Forgot the overall GE2017 main party vote totals – it is CON & LAB’s relationship with each other that matters

Just a month to the day after the extraordinary general election many Tories, particularly those still loyal to the woman who caused their electoral disaster, continue to point to the overall 13.6m CON votes that were chalked up as though that had some great meaning.

This is real straw clutching and in no way excuses her disastrous decision to break her promise to call an election three years early and then to lose the CON majority.

Sure the Tory vote total was 2.3m up on what Cameron’s party achieved at GE2015 but, alas, it did not mitigate the June 8th failure. The reason of course, is that Labour’s vote total jumped by even more 3.5m.
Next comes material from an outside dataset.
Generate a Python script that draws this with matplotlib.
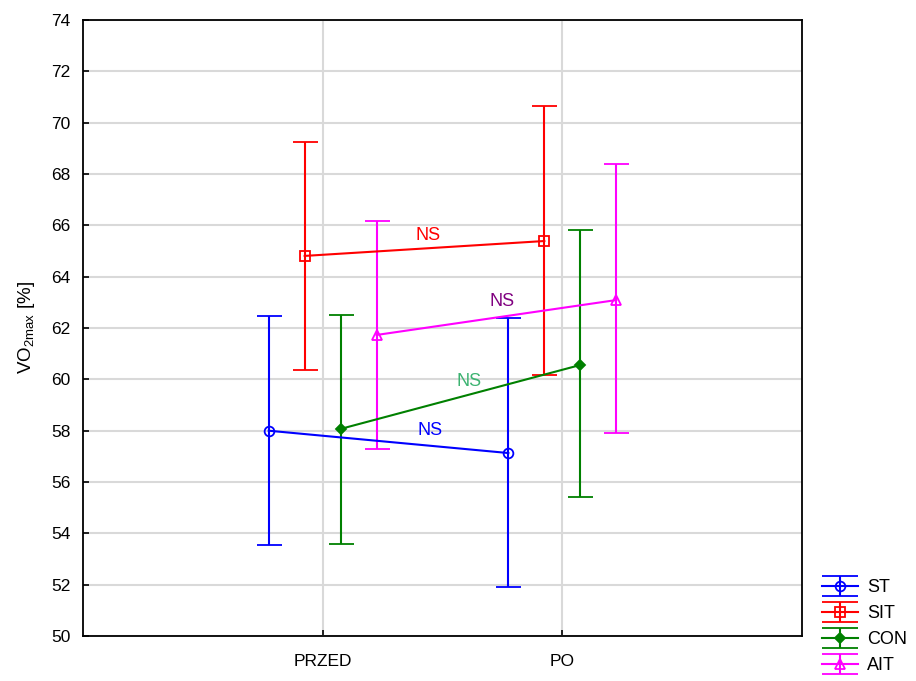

For it is the relationship with LAB that continues to matter and how that impacts on seat totals.

Both LAB and CON vote totals were helped enormously by the overall increase in the number of votes cast and the 3.27m fall off in the UKIP vote to just 594k. In terms of seats that meant a change of one on 2015 to zero.

A good way of looking at the historical relationship of the main two party vote it as set out in the chart above. This shows the percentage of the CON+LAB aggregate that the blue and and red teams have seen over the past quarter of a century of general elections.

On this measure the Tories were ahead of LAB but the gap has been declining since GE2010.